Well the thing is... i am missing the effects of pmo; the feeling of not caring for life, no stress etc.
It doesn't make sense. Who knows where the PMO road would brought you. Spending your free time and energy for productive things is much better than fapping and being lazy. Imagine yourself as a drug addict... you would probably say: "Well, I miss the feeling after taking this drug and not caring for my life", the same thing is for PMO. I am not here to say what you should do or shouldn't do, but you will be much happier if you stay on NoFap path and reach that 90 days.
conflicted feelings are a part of the first couple of weeks and even months they come and go. Its all about your motivation to quit and how deep is that and how often you review it . For me I was tired of having porn control my life so I stopped after 23 years straight of watching it I knew I could do better and started to value my time and thoughts, If I can do this so can you
I'm on my 9th day today. I have to do 10x more than what i'm doing now that means. I'll do it. If i don't feel any "better" i'm just going back to my old "druggy" life.

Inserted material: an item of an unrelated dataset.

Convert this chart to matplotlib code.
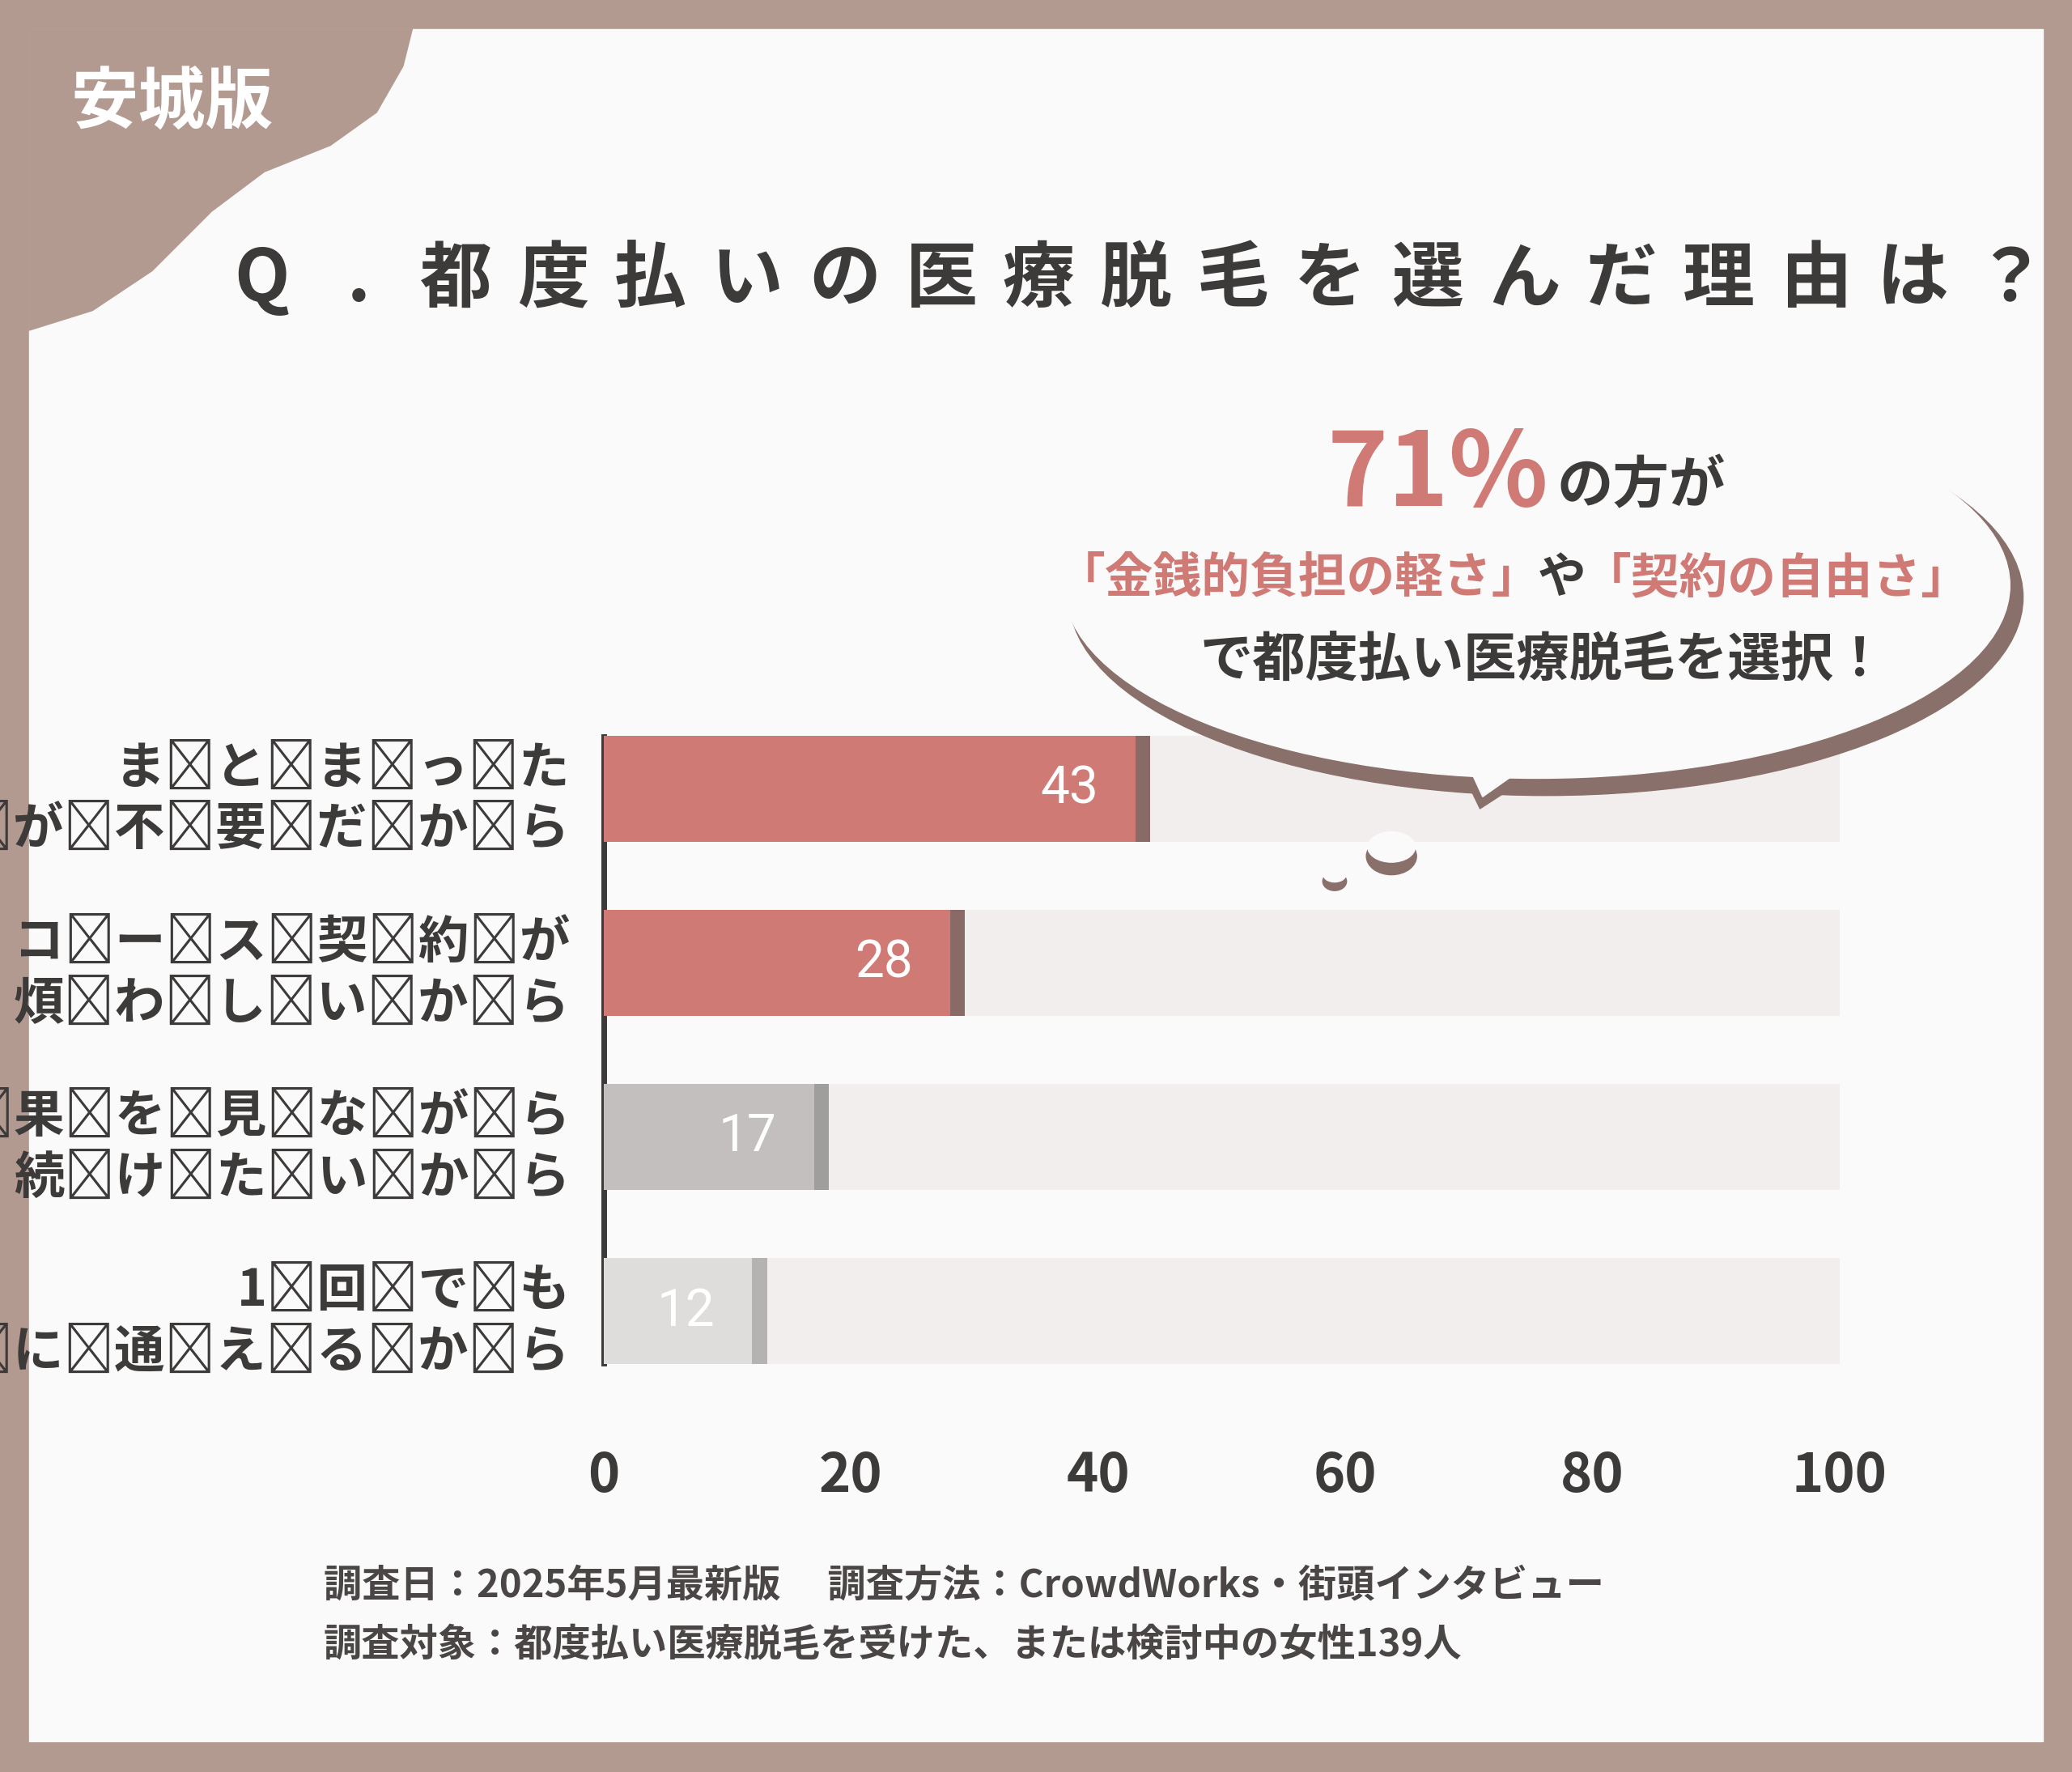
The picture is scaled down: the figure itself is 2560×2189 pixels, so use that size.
import matplotlib
matplotlib.use("Agg")
import matplotlib.pyplot as plt
from matplotlib.patches import Rectangle, Ellipse, Polygon

categories = ["まとまった\nお金が不要だから", "コース契約が\n煩わしいから", "効果を見ながら\n続けたいから", "1回でも\n気軽に通えるから"]
values = [43, 28, 17, 12]
ticks = [0, 20, 40, 60, 80, 100]
bar_colors = ["#d07a76", "#d07a76", "#c2bfbe", "#dedddc"]
shadow_colors = ["#8a6a66", "#8a6a66", "#a09e9d", "#b5b3b2"]
title = "Q.都度払いの医療脱毛を選んだ理由は？"

plt.rcParams["font.family"] = "Noto Sans CJK JP"
W, H = 1568, 1341
DARK = "#3d3a3a"
fig = plt.figure(figsize=(25.6, 21.89), dpi=100)
fig.patch.set_facecolor("#b39a91")

bg = fig.add_axes([0, 0, 1, 1])
bg.set_xlim(0, W); bg.set_ylim(H, 0); bg.axis("off")
bg.add_patch(Rectangle((22, 22), 1524, 1296, color="#fbfafa", zorder=0))
blob = Polygon([(22, 22), (312, 22), (305, 50), (285, 85), (250, 110), (200, 130), (160, 160), (115, 205), (70, 235), (22, 250)],
               closed=True, color="#b39a91", zorder=1)
bg.add_patch(blob)
bg.text(130, 78, "安城版", fontsize=60, fontweight="bold", color="white", ha="center", va="center", zorder=2)
x0, step = 198, 73.5
for k, ch in enumerate(title):
    bg.text(x0 + k * step, 212, ch, fontsize=64, fontweight="bold", color=DARK, ha="center", va="center")

bg.text(245, 1200, "調査日：2025年5月最新版　 調査方法：CrowdWorks・街頭インタビュー", fontsize=34, fontweight="bold",
        color="#4a4646", ha="left", va="center")
bg.text(245, 1245, "調査対象：都度払い医療脱毛を受けた、または検討中の女性139人", fontsize=34, fontweight="bold",
        color="#4a4646", ha="left", va="center")

ax = fig.add_axes([457 / W, 1 - 1058 / H, (1392 - 457) / W, (1058 - 531) / H])
ax.patch.set_alpha(0)
ax.set_xlim(0, 100); ax.set_ylim(3.5, -0.5)
y = list(range(len(values)))
h = 0.61
ax.barh(y, [100.6] * 4, height=h, color="#dcd9d8", zorder=1)
ax.barh(y, [100] * 4, height=h, color="#f1eeed", zorder=2)
ax.barh(y, [v + 1.2 for v in values], height=h, color=shadow_colors, zorder=3)
ax.barh(y, values, height=h, color=bar_colors, zorder=4)
for i, v in enumerate(values):
    ax.text(v - 3, i, str(v), fontsize=46, color="white", ha="right", va="center",
            family="Roboto", zorder=5)
ax.set_yticks(y)
ax.set_yticklabels(["\n".join("\u2009".join(line) for line in c.split("\n")) for c in categories],
                   fontsize=45, fontweight="bold", color=DARK, linespacing=1.25)
ax.set_xticks(ticks)
ax.set_xticklabels([str(t) for t in ticks], fontsize=48, fontweight="bold", color=DARK)
ax.tick_params(length=0, pad=30)
ax.tick_params(axis="x", pad=45)
for s in ["top", "right", "bottom"]:
    ax.spines[s].set_visible(False)
ax.spines["left"].set_linewidth(5)
ax.spines["left"].set_color(DARK)
ax.spines["left"].set_bounds(-0.3, 3.3)

# speech bubble overlay
ov = fig.add_axes([0, 0, 1, 1])
ov.set_xlim(0, W); ov.set_ylim(H, 0); ov.axis("off"); ov.patch.set_alpha(0)
SH = "#8a706b"; WH = "#fbfafa"
ov.add_patch(Ellipse((1170, 452), 722, 300, color=SH, zorder=3))
ov.add_patch(Polygon([(1095, 560), (1200, 560), (1120, 612)], color=SH, zorder=3))
ov.add_patch(Ellipse((1163, 443), 716, 292, color=WH, zorder=4))
ov.add_patch(Polygon([(1100, 555), (1190, 555), (1122, 603)], color=WH, zorder=4))
ov.add_patch(Ellipse((1053, 648), 38, 28, color=SH, zorder=3))
ov.add_patch(Ellipse((1053, 641), 36, 23, color=WH, zorder=4))
ov.add_patch(Ellipse((1010, 667), 18, 14, color=SH, zorder=3))
ov.add_patch(Ellipse((1010, 662), 17, 11, color=WH, zorder=4))
ov.text(1172, 360, "71%", fontsize=92, fontweight="bold", color="#d07a76", ha="right", va="center", zorder=5)
ov.text(1178, 368, "の方が", fontsize=50, fontweight="bold", color=DARK, ha="left", va="center", zorder=5)
ov.text(1166, 438, "「金銭的負担の軽さ」", fontsize=43, fontweight="bold", color="#d07a76", ha="right", va="center", zorder=5)
ov.text(1182, 438, "や", fontsize=43, fontweight="bold", color=DARK, ha="center", va="center", zorder=5)
ov.text(1198, 438, "「契約の自由さ」", fontsize=43, fontweight="bold", color="#d07a76", ha="left", va="center", zorder=5)
ov.text(1168, 500, "で都度払い医療脱毛を選択！", fontsize=47, fontweight="bold", color=DARK, ha="center", va="center", zorder=5)

fig.savefig("out.png", dpi=100, facecolor=fig.get_facecolor())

23 YEARS. Woah i have'nt even reached my 4th year of addiction. In fact, i'm already trying to stop now to seek the benefits of nofap. I really pity you, 23 years is a horrible amount of time with PMO. Anyway, my motives is to seek the benefits of nofap. And my urges of PMO has literally imperished. Not even a single thought. So i'll guess i'd be doing well and able to make it to 90 days hopefully. Just that, when i say i miss my old days, i actually love being lazy, weak, and but all and pleasure. But that's delusional of me to do. The reality is that my life would be negatively impact and i would regret in my future life. If only it doesn't involve any sort of negativity in my life, i would probably not stop.
30 days, try reaching that first goal and if you don't even like Nofap is worth it then maybe go back to your old ways. I truly believe that you'll "want" to do more and not feel obligated to do more. It won't be easy, some days will be tough as hell, but something made you try NoFap, so give it an earnest shot before you give up. Power to ya dude!! You can do it!
I'll strive for the 90 days. Since like everyone seem to experience more new changes after this long term streak. Anyway, thanks for the well wishes.
Just remember your motivation it has to come from yourself a lot of people on here do a week or maybe 14 days and get overconfident I didn't get to 400 days buy saying how great I am, put in the work and learn from it. I took of 2 years of relapsing to get my current streak the rewards of better confidence and self esteem have more than made up for the dark days of urges and doubt . To do this you have to find YOUR REASON FOR U. And after almost 23 years of porn behind me I am prof anyone can recover. Its not all about numbers its about a life style without porn also you asked me to wish you luck GOOD LUCK U CAN DO THIS
That happens it seemed for me that I was pissed off and confused from about day 14 threw about day 89 it comes and goes remember the feelings are time limited that will help you get threw it
no, try doing some volunteer work instead....maybe it will give you some of time from your urges to get weaker and weaker over time, giving your time to help others.